Nate Johnson will take over the reigns at quarterback in 2024. (Hustler Multimedia/Jada Mitchum)
Nate Johnson will take over the reigns at quarterback in 2024. (Hustler Multimedia/Jada Mitchum)
Jada Mitchum

Film Room: QB1 Nate Johnson

Taking a deeper look at Vanderbilt’s new starting quarterback.

In the midst of an offseason that has been characterized by turnover at every level, Vanderbilt has found its new starting quarterback in the transfer portal: Nate Johnson. A 4-star transfer from Utah, Johnson comes to Nashville after two years as a backup quarterback and will retain eligibility as a redshirt sophomore. Despite spending much of his first year on the sidelines, Johnson got plenty of snaps in 2023. He was featured in a two-QB system to start the year before splitting time as a starter with Utah QB Bryson Barnes to finish out the season. 

Appearing in seven games last season, Johnson threw for 499 yards and 3 touchdowns while rushing for 235 yards and 4 touchdowns. A true dual-threat option, Johnson logged more carries than passing completions in six of his seven appearances and finished with nearly as many carries (59) as total passing attempts (72) for the year. Promisingly, Johnson has shown a penchant for taking care of the football, throwing zero interceptions and losing just one fumble across two years of experience at Utah. 

While the dual-threat nature of Johnson’s play is exciting, a better understanding of his qualities as a passer and runner will shed light on how new offensive coordinator Tim Beck can maximize his potential as a starter. In his previous job as the offensive coordinator at New Mexico State, Beck was able to get the most out of dual-threat QB Diego Pavia, who threw for nearly 3,000 yards while adding 925 yards and 7 scores on the ground en route to leading the Aggies to a 10-5 finish and bowl appearance. For Johnson, there’s an exciting opportunity to work with an OC who has proven to be able to maximize a player of his caliber. 

For Vanderbilt, the blueprint for success with a running quarterback already exists; the Commodores’ only conference wins in the last four years have come with dual-threat QB Mike Wright at the helm. If Vanderbilt hopes to stand a chance of competing in a strengthened SEC in the coming years, maximizing Johnson’s abilities as a passer and runner will be crucial. With that, let’s take a deeper look at what Vanderbilt’s starting quarterback of the future has put on tape.

Speed kills

“Speed, speed, and more speed,” reads the first sentence of Johnson’s 247Sports scouting report coming out of high school. A former state champion in the 100-meter dash, Johnson has always been a threat on the ground at the quarterback position and can be the centerpiece of an offense with his rushing ability. At 6’1”, 195 pounds, Johnson has also shown his agility in the open field while running through contact. In many respects, Johnson is a polished rusher at the quarterback position. 

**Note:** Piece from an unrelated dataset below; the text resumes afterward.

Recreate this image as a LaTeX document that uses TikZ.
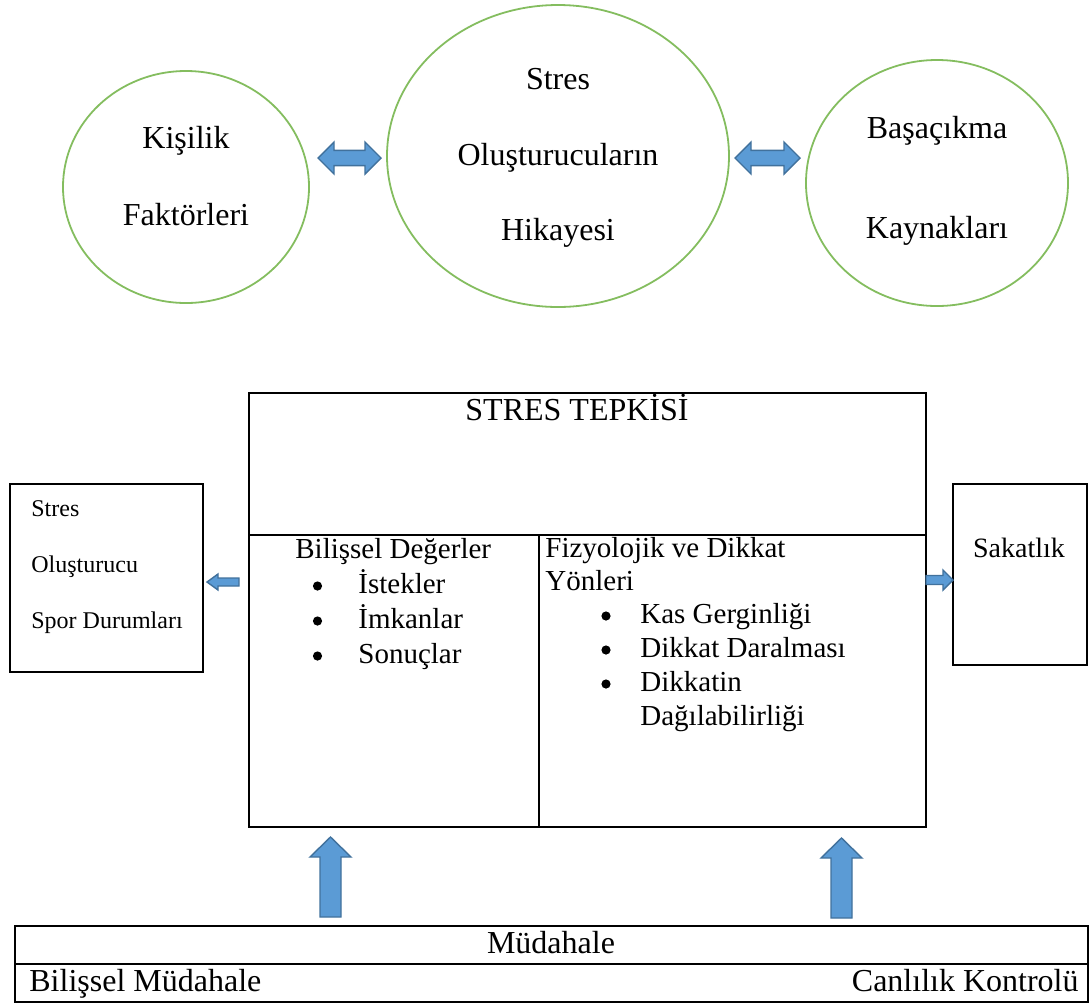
\documentclass[tikz,border=0pt]{standalone}
\usepackage{fontspec}
\setmainfont{Liberation Serif}
\usetikzlibrary{shapes.geometric,positioning,calc}

\definecolor{ringgreen}{HTML}{84BD5F}
\definecolor{blkfill}{HTML}{5B9BD5}
\definecolor{blkedge}{HTML}{41719C}

% block arrow: tail, tip, half shaft, half head, head length
\newcommand{\singlearr}[5]{%
  \coordinate (hb) at ($(#2)!#5!(#1)$);
  \draw[blk] ($(#1)!#3!90:(#2)$) -- ($(hb)!#3!-90:(#1)$) -- ($(hb)!#4!-90:(#1)$) -- (#2)
    -- ($(hb)!#4!90:(#1)$) -- ($(hb)!#3!90:(#1)$) -- ($(#1)!#3!-90:(#2)$) -- cycle;}
% block arrow with two heads: end a, end b, half shaft, half head, head length
\newcommand{\doublearr}[5]{%
  \coordinate (ha) at ($(#1)!#5!(#2)$);
  \coordinate (hb) at ($(#2)!#5!(#1)$);
  \draw[blk] (#1) -- ($(ha)!#4!90:(#2)$) -- ($(ha)!#3!90:(#2)$) -- ($(hb)!#3!-90:(#1)$)
    -- ($(hb)!#4!-90:(#1)$) -- (#2) -- ($(hb)!#4!90:(#1)$) -- ($(hb)!#3!90:(#1)$)
    -- ($(ha)!#3!-90:(#2)$) -- ($(ha)!#4!-90:(#2)$) -- cycle;}

\begin{document}
\begin{tikzpicture}[x=0.5pt,y=-0.5pt,
  ring/.style={draw=ringgreen,line width=0.9pt,ellipse,inner sep=0pt},
  ringtext/.style={align=center,inner sep=0pt,font=\fontsize{16pt}{19pt}\selectfont},
  cell/.style={draw,line width=1pt,inner sep=0pt,anchor=north west},
  txt/.style={inner sep=0pt,anchor=base west,font=\fontsize{14.5pt}{17pt}\selectfont},
  dot/.style={circle,fill,inner sep=0pt,minimum size=4.6pt},
  small/.style={inner sep=0pt,anchor=base west,font=\fontsize{12pt}{14pt}\selectfont},
  big/.style={inner sep=0pt,font=\fontsize{16pt}{19pt}\selectfont},
  blk/.style={fill=blkfill,draw=blkedge,line width=0.7pt,line join=miter}]
\useasboundingbox (0,0) rectangle (1089,1003);

% top: three ellipses
\node[ring,minimum width=123pt,minimum height=116pt] (kisilik) at (186,187) {};
\node[ring,minimum width=171pt,minimum height=151pt] (stresoy) at (558,156) {};
\node[ring,minimum width=131pt,minimum height=123pt] (basa) at (937,183) {};
\node[ringtext] (kisilik-t) at (186,176.5) {Kişilik\\[19.5pt]Faktörleri};
\node[ringtext] (stresoy-t) at (558,158) {Stres\\[18.75pt]Oluşturucuların\\[18.75pt]Hikayesi};
\node[ringtext] (basa-t) at (937,181) {Başaçıkma\\[31pt]Kaynakları};
\coordinate (d1a) at (318,158); \coordinate (d1b) at (381,158);
\coordinate (d2a) at (735,158); \coordinate (d2b) at (800,158);
\doublearr{d1a}{d1b}{3.8pt}{8pt}{8pt}
\doublearr{d2a}{d2b}{3.8pt}{8pt}{8pt}

% stress response box
\node[cell,minimum width=338.5pt,minimum height=71pt] (tepki) at (248,392) {};
\node[cell,minimum width=145pt,minimum height=146pt] (bilissel) at (248,534) {};
\node[cell,minimum width=193.5pt,minimum height=146pt] (fizyo) at (538,534) {};
\node[big,anchor=base] (tepki-t) at (577,420) {STRES TEPKİSİ};

\node[txt] (bil-h) at (295,558) {Bilişsel Değerler};
\node[dot] (bil-b1) at (317.5,586) {}; \node[txt] (bil-1) at (358,593) {İstekler};
\node[dot] (bil-b2) at (317.5,621) {}; \node[txt] (bil-2) at (358,628) {İmkanlar};
\node[dot] (bil-b3) at (317.5,656) {}; \node[txt] (bil-3) at (358,663) {Sonuçlar};

\node[txt] (fiz-h1) at (545,557) {Fizyolojik ve Dikkat};
\node[txt] (fiz-h2) at (545,590) {Yönleri};
\node[dot] (fiz-b1) at (606,616) {}; \node[txt] (fiz-1) at (640,623) {Kas Gerginliği};
\node[dot] (fiz-b2) at (606,650) {}; \node[txt] (fiz-2) at (640,657) {Dikkat Daralması};
\node[dot] (fiz-b3) at (606,684) {}; \node[txt] (fiz-3) at (640,691) {Dikkatin};
\node[txt] (fiz-4) at (640,725) {Dağılabilirliği};

% side boxes
\node[cell,minimum width=96.5pt,minimum height=94pt] (spor) at (9,483) {};
\node[small] (spor-1) at (31,516) {Stres};
\node[small] (spor-2) at (31,572) {Oluşturucu};
\node[small] (spor-3) at (31,628) {Spor Durumları};
\node[cell,minimum width=67pt,minimum height=90.5pt] (sakat) at (952,483) {};
\node[inner sep=0pt,anchor=base,font=\fontsize{14pt}{17pt}\selectfont] (sakat-t) at (1019,557) {Sakatlık};
\coordinate (l1a) at (239,582); \coordinate (l1b) at (207,582);
\coordinate (r1a) at (926,580); \coordinate (r1b) at (953,580);
\singlearr{l1a}{l1b}{2pt}{4pt}{5.5pt}
\singlearr{r1a}{r1b}{2.25pt}{5pt}{5pt}

% intervention table
\node[cell,minimum width=536.5pt,minimum height=19pt] (mudahale) at (14,925) {};
\node[cell,minimum width=536.5pt,minimum height=19pt] (turler) at (14,963) {};
\node[big,anchor=base] (mudahale-t) at (551,953) {Müdahale};
\node[big,anchor=base west] (turler-1) at (29,991) {Bilişsel Müdahale};
\node[big,anchor=base east] (turler-2) at (1079,991) {Canlılık Kontrolü};
\coordinate (u1a) at (330.5,917); \coordinate (u1b) at (330.5,837);
\coordinate (u2a) at (841.5,918); \coordinate (u2b) at (841.5,838);
\singlearr{u1a}{u1b}{5.25pt}{10.25pt}{10pt}
\singlearr{u2a}{u2b}{5.25pt}{10.25pt}{10pt}
\end{tikzpicture}
\end{document}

Schematically, Johnson’s tape shows a rusher who can win in a variety of ways. Take the clips of Johnson vs. Baylor, for example, as he moves the chains from a series of different QB Power designed runs. With a dynamic running back next to him, Johnson also wins in the open field from read-option looks, as he did for a 59-yard rushing touchdown against Arizona State. When given designed looks and clear reads, Johnson shows a clear propensity for selecting the right holes and making defenders miss in the open field. For a rushing quarterback, Johnson also does a great job of picking his spots: He doesn’t tend to always tuck the ball and run on designed passing plays despite his great ability to do so. With that, let’s take a look at Johnson’s ability through the air. 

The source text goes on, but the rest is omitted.